It only took more than a year, but the New Horizons spacecraft has sent the last slivers of data back home. A portion of a Pluto-Charon observation traveled a staggering 3.1 billion miles to the John Hopkins Applied Physics Laboratory in Laurel, Maryland. The downlink was received at NASA’s Deep Space Network station in Canberra, Australia before being sent halfway across the world to Maryland.

Canberra DSN dish

One of the Canberra DSN dishes shrouded in fog.

3.1 billion miles is a staggering distance. Even at the speed of light, it would still equal the round-trip commute for some folks – five hours, eight minutes at light speed according to the post announcing New Horizons’ final Pluto encounter transmission.

New Horizons’ work on Pluto might be done, but for scientists back on Earth? Far from it.
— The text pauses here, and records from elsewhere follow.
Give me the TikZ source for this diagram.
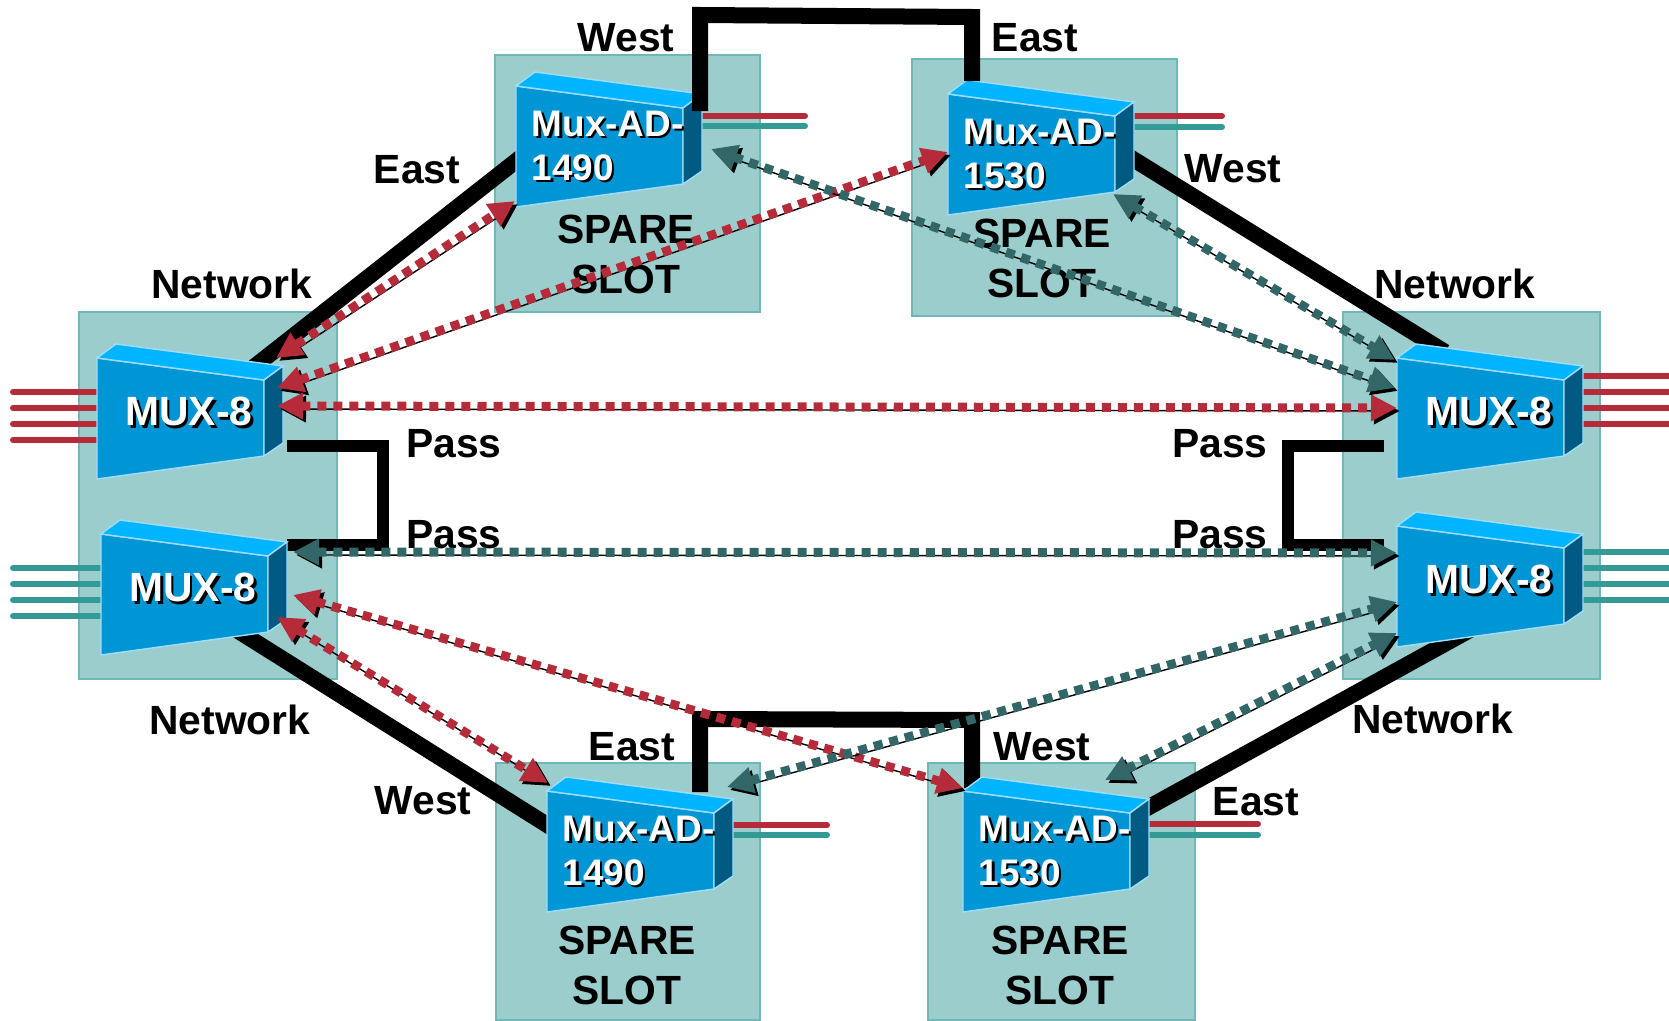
\documentclass[tikz,border=0pt]{standalone}
\usepackage{fontspec}
\setmainfont{Liberation Sans}
\usetikzlibrary{arrows.meta}
\pgfdeclarelayer{back}
\pgfsetlayers{back,main}

\definecolor{slotfill}{HTML}{9BCDCD}
\definecolor{slotline}{HTML}{6FB8B5}
\definecolor{muxfront}{HTML}{0096D6}
\definecolor{muxtop}{HTML}{00B4FF}
\definecolor{muxside}{HTML}{005A82}
\definecolor{muxedge}{HTML}{9FDDFF}
\definecolor{fibred}{HTML}{B52B3A}
\definecolor{fibteal}{HTML}{339A96}
\definecolor{pathteal}{HTML}{336666}

\newcommand{\shtxt}[1]{\leavevmode\rlap{\kern0.7pt\raisebox{-0.7pt}{\color{black}#1}}{\color{white}#1}}
\newcommand{\muxshape}{%
  \filldraw[draw=muxedge, line width=0.4pt, fill=muxfront] (0,0) -- (167,22) -- (167,98) -- (0,121) -- cycle;
  \filldraw[draw=muxedge, line width=0.4pt, fill=muxtop] (0,0) -- (19,-14) -- (186,8) -- (167,22) -- cycle;
  \filldraw[draw=muxedge, line width=0.4pt, fill=muxside] (167,22) -- (186,8) -- (186,85) -- (167,98) -- cycle;
  \coordinate (-nw) at (0,0);
  \coordinate (-ne) at (167,22);
  \coordinate (-se) at (167,98);
  \coordinate (-sw) at (0,121);
  \coordinate (-tne) at (186,8);
  \coordinate (-bse) at (186,85);
  \coordinate (-w) at (0,60);
}

\begin{document}
\begin{tikzpicture}[x=0.01cm, y=-0.01cm,
  slot/.style={fill=slotfill, draw=slotline, line width=0.6pt},
  lbl/.style={font=\fontsize{11.6}{14.2}\selectfont\bfseries, align=center, inner sep=0},
  muxtxt/.style={font=\fontsize{11.6}{14}\selectfont\bfseries, inner sep=0},
  adtxt/.style={font=\fontsize{10.5}{12.6}\selectfont\bfseries, align=left, inner sep=0, anchor=west},
  link/.style={line width=0.16cm},
  pass/.style={line width=0.12cm},
  fiber/.style={line width=0.06cm, line cap=round, preaction={draw=black, transform canvas={shift={(0,2.5)}}}},
  dots/.style={line width=0.09cm, dash pattern=on 0.09cm off 0.07cm,
    {Triangle[length=0.26cm,width=0.25cm]}-{Triangle[length=0.26cm,width=0.25cm]},
    preaction={draw=black, transform canvas={shift={(3,3)}}}},
  pics/mux8/.style={code={\muxshape \node[muxtxt] (-t) at (92,55) {\shtxt{MUX-8}};}},
  pics/muxad/.style={code={\muxshape \node[adtxt] (-t) at (15,61) {\shtxt{Mux-AD-}\\\shtxt{#1}};}}]
\useasboundingbox (0,0) rectangle (1669,1021);

\pic (lm1) at (97,358) {mux8};
\pic (lm2) at (101,534) {mux8};
\pic (rm1) at (1397,358) {mux8};
\pic (rm2) at (1397,526) {mux8};
\pic (ad1) at (516,86) {muxad=1490};
\pic (ad2) at (948,94) {muxad=1530};
\pic (ad3) at (547,791) {muxad=1490};
\pic (ad4) at (963,791) {muxad=1530};

\begin{pgfonlayer}{back}
\fill[white] (0,0) rectangle (1669,1021);
\draw[slot] (79,312) rectangle (337,679);
\draw[slot] (1343,312) rectangle (1600,679);
\draw[slot] (495,55) rectangle (760,312);
\draw[slot] (912,59) rectangle (1177,316);
\draw[slot] (496,763) rectangle (760,1020);
\draw[slot] (928,763) rectangle (1195,1020);
% client fibres
\foreach \dy in {34,50,66,82} {
  \draw[fiber, fibred] ([shift={(10,\dy)}]lm1-nw) -- ++(-94,0);
  \draw[fiber, fibteal] ([shift={(10,\dy)}]lm2-nw) -- ++(-98,0);
}
\foreach \dy in {18,34,50,66}
  \draw[fiber, fibred] ([shift={(180,\dy)}]rm1-nw) -- ++(100,0);
\foreach \dy in {26,42,58,74}
  \draw[fiber, fibteal] ([shift={(180,\dy)}]rm2-nw) -- ++(100,0);
\draw[fiber, fibred] ([shift={(180,30)}]ad1-nw) -- ++(109,0);
\draw[fiber, fibteal] ([shift={(180,40)}]ad1-nw) -- ++(109,0);
\draw[fiber, fibred] ([shift={(180,22)}]ad2-nw) -- ++(94,0);
\draw[fiber, fibteal] ([shift={(180,33)}]ad2-nw) -- ++(94,0);
\draw[fiber, fibred] ([shift={(180,34)}]ad3-nw) -- ++(100,0);
\draw[fiber, fibteal] ([shift={(180,44)}]ad3-nw) -- ++(100,0);
\draw[fiber, fibred] ([shift={(180,33)}]ad4-nw) -- ++(115,0);
\draw[fiber, fibteal] ([shift={(180,44)}]ad4-nw) -- ++(115,0);
% ring links
\draw[link] ([shift={(153,12)}]lm1-nw) -- ([shift={(14,64)}]ad1-nw);
\draw[link] ([shift={(172,57)}]ad2-nw) -- ([shift={(48,-6)}]rm1-nw);
\draw[link] ([shift={(134,95)}]lm2-nw) -- ([shift={(13,42)}]ad3-nw);
\draw[link] ([shift={(177,21)}]ad4-nw) -- ([shift={(73,104)}]rm2-nw);
\draw[link] ([shift={(153,1)}]ad3-nw) -- ++(0,-73) -- ([shift={(9,-71)}]ad4-nw) -- ([shift={(9,-3)}]ad4-nw);
\draw[pass] ([shift={(190,88)}]lm1-nw) -- ++(96,0) |- ([shift={(186,11)}]lm2-nw);
\draw[pass] ([shift={(-13,88)}]rm1-nw) -- ++(-96,0) |- ([shift={(-13,19)}]rm2-nw);
\end{pgfonlayer}

\draw[link] ([shift={(17,3)}]ad1-ne) -- ++(0,-96) -- ([shift={(24,-77)}]ad2-nw) -- ([shift={(24,-13)}]ad2-nw);

\node[lbl] (w1) at (626,38) {West};
\node[lbl] (e1) at (1035,38) {East};
\node[lbl] (e2) at (417,170) {East};
\node[lbl] (w2) at (1233,169) {West};
\node[lbl] (n1) at (232,284) {Network};
\node[lbl] (n2) at (1455,284) {Network};
\node[lbl] (n3) at (230,720) {Network};
\node[lbl] (n4) at (1433,719) {Network};
\node[lbl] (p1) at (454,444) {Pass};
\node[lbl] (p2) at (454,535) {Pass};
\node[lbl] (p3) at (1220,444) {Pass};
\node[lbl] (p4) at (1220,535) {Pass};
\node[lbl] (e3) at (632,747) {East};
\node[lbl] (w3) at (1042,747) {West};
\node[lbl] (w4) at (423,801) {West};
\node[lbl] (e4) at (1256,802) {East};
\node[lbl] (s1) at (626,254) {SPARE\\SLOT};
\node[lbl] (s2) at (1042,258) {SPARE\\SLOT};
\node[lbl] (s3) at (627,965) {SPARE\\SLOT};
\node[lbl] (s4) at (1060,965) {SPARE\\SLOT};

% wavelength paths
\draw[dots, fibred] ([shift={(-7,-8)}]lm1-tne) -- ([shift={(-1,-6)}]ad1-sw);
\draw[dots, fibred] ([shift={(13,8)}]lm1-ne) -- ([shift={(0,-2)}]ad2-w);
\draw[dots, fibred] ([shift={(13,26)}]lm1-ne) -- ([shift={(0,-10)}]rm1-w);
\draw[dots, fibred] ([shift={(9,-15)}]lm2-se) -- ([shift={(1,-8)}]ad3-nw);
\draw[dots, fibred] ([shift={(6,-24)}]lm2-bse) -- ([shift={(0,-3)}]ad4-nw);
\draw[dots, pathteal] ([shift={(9,-22)}]ad1-bse) -- ([shift={(-2,-30)}]rm1-w);
\draw[dots, pathteal] ([shift={(-2,2)}]ad2-se) -- ([shift={(-2,2)}]rm1-nw);
\draw[dots, pathteal] ([shift={(6,10)}]lm2-tne) -- ([shift={(0,27)}]rm2-nw);
\draw[dots, pathteal] ([shift={(-6,-12)}]ad3-tne) -- ([shift={(0,76)}]rm2-nw);
\draw[dots, pathteal] ([shift={(-44,-19)}]ad4-tne) -- ([shift={(0,-14)}]rm2-sw);
\end{tikzpicture}
\end{document}
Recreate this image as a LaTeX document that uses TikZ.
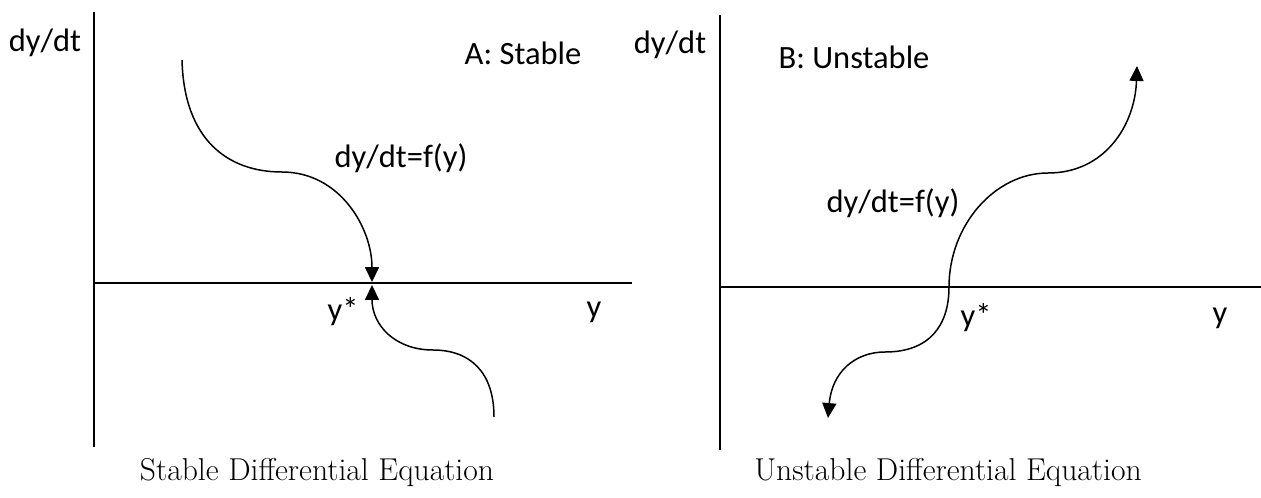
\documentclass[tikz,border=0pt]{standalone}
\usepackage{fontspec}
\usepackage{tikz}
\usetikzlibrary{arrows.meta}
\newfontfamily\calfont{Carlito}

\begin{document}
\begin{tikzpicture}[
    x=0.02cm, y=-0.02cm,
    axis/.style={line width=1.1pt},
    curve/.style={line width=0.85pt, >={Triangle[length=8.5pt,width=8pt]}},
    lbl/.style={inner sep=0pt, font=\calfont\fontsize{18.5}{21}\selectfont},
    caption/.style={inner sep=0pt, font=\fontsize{18}{22}\selectfont}
]
\useasboundingbox (0,0) rectangle (1261,497);

% Panel A: stable
\coordinate (aTop) at (94,12);
\coordinate (aBot) at (94,447);
\coordinate (aLeft) at (93,283);
\coordinate (aRight) at (632,283);
\draw[axis] (aTop) -- (aBot);
\draw[axis] (aLeft) -- (aRight);

\node[lbl] (dyA) at (45,43) {dy/dt};
\node[lbl] (titleA) at (523,53) {A: Stable};
\node[lbl] (fyA) at (401,158) {dy/dt=f(y)};
\node[lbl] (ystarA) at (343,312) {y*};
\node[lbl] (yA) at (594,312) {y};

% flows into y*
\draw[curve, ->] (182,60) .. controls (184,140) and (228,172) .. (282,172)
    .. controls (340,172) and (372,228) .. (372,282);
\draw[curve, ->] (494,417) .. controls (494,372) and (470,350) .. (433,350)
    .. controls (395,350) and (372,325) .. (372,285);

\node[caption] (capA) at (317,472) {Stable Differential Equation};

% Panel B: unstable
\coordinate (bTop) at (720,15);
\coordinate (bBot) at (720,450);
\coordinate (bLeft) at (719,287);
\coordinate (bRight) at (1261,287);
\draw[axis] (bTop) -- (bBot);
\draw[axis] (bLeft) -- (bRight);

\node[lbl] (dyB) at (670,45) {dy/dt};
\node[lbl] (titleB) at (854,57) {B: Unstable};
\node[lbl] (fyB) at (893,203) {dy/dt=f(y)};
\node[lbl] (ystarB) at (976,318) {y*};
\node[lbl] (yB) at (1220,318) {y};

% flows away from y*
\draw[curve, <->] (828,418) .. controls (832,372) and (855,352) .. (885,352)
    .. controls (930,352) and (949,325) .. (949,287)
    .. controls (949,225) and (995,173) .. (1048,173)
    .. controls (1105,173) and (1135,125) .. (1137,66);

\node[caption] (capB) at (948,472) {Unstable Differential Equation};

\end{tikzpicture}
\end{document}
“There’s a great deal of work ahead for us to understand the 400-plus scientific observations that have all been sent to Earth,” says New Horizons boss Alan Stern. “And that’s exactly what we’re going to do – after all, who knows when the next data from a spacecraft visiting Pluto will be sent?”

It will be a while. Right now, there are no missions planned for Pluto. That will change in the future, but there’s no telling when NASA (or another agency) will greenlight a mission. Even if one is approved, it took New Horizons nine years to reach the dwarf planet.

New Horizons’ trove of data from its Pluto flyby is the best we’re going to get for at least a decade or longer.

The good news for us (and scientists) is New Horizons hit a home run. “We have our pot of gold,” said Mission Operations Manager Alice Bowman.

The New Horizons team designed the hardy spacecraft to grab as much data at its closest approach as it possibly could. “Taking about 100 times more data on close approach to Pluto and its moons than it could have sent home before flying onward,” reads the article.

Public outreach was another critical component for the New Horizons team. That’s why they programmed the spacecraft to send some of the best data to Earth first. The first images of the spacecraft’s close encounter showed a stunning little world. The gray, drab world most of us envisioned gave way to a spectacular world full of flat plains, icy peaks and nitrogen ice glaciers.

New Horizons work with Pluto might be complete, but its mission goes on. The team will do a final data verification review before erasing the two onboard recorders to clear space for the spacecraft’s next encounter. A date with the small Kuiper Belt object, 2014 MU69, on New Year’s Day 2019.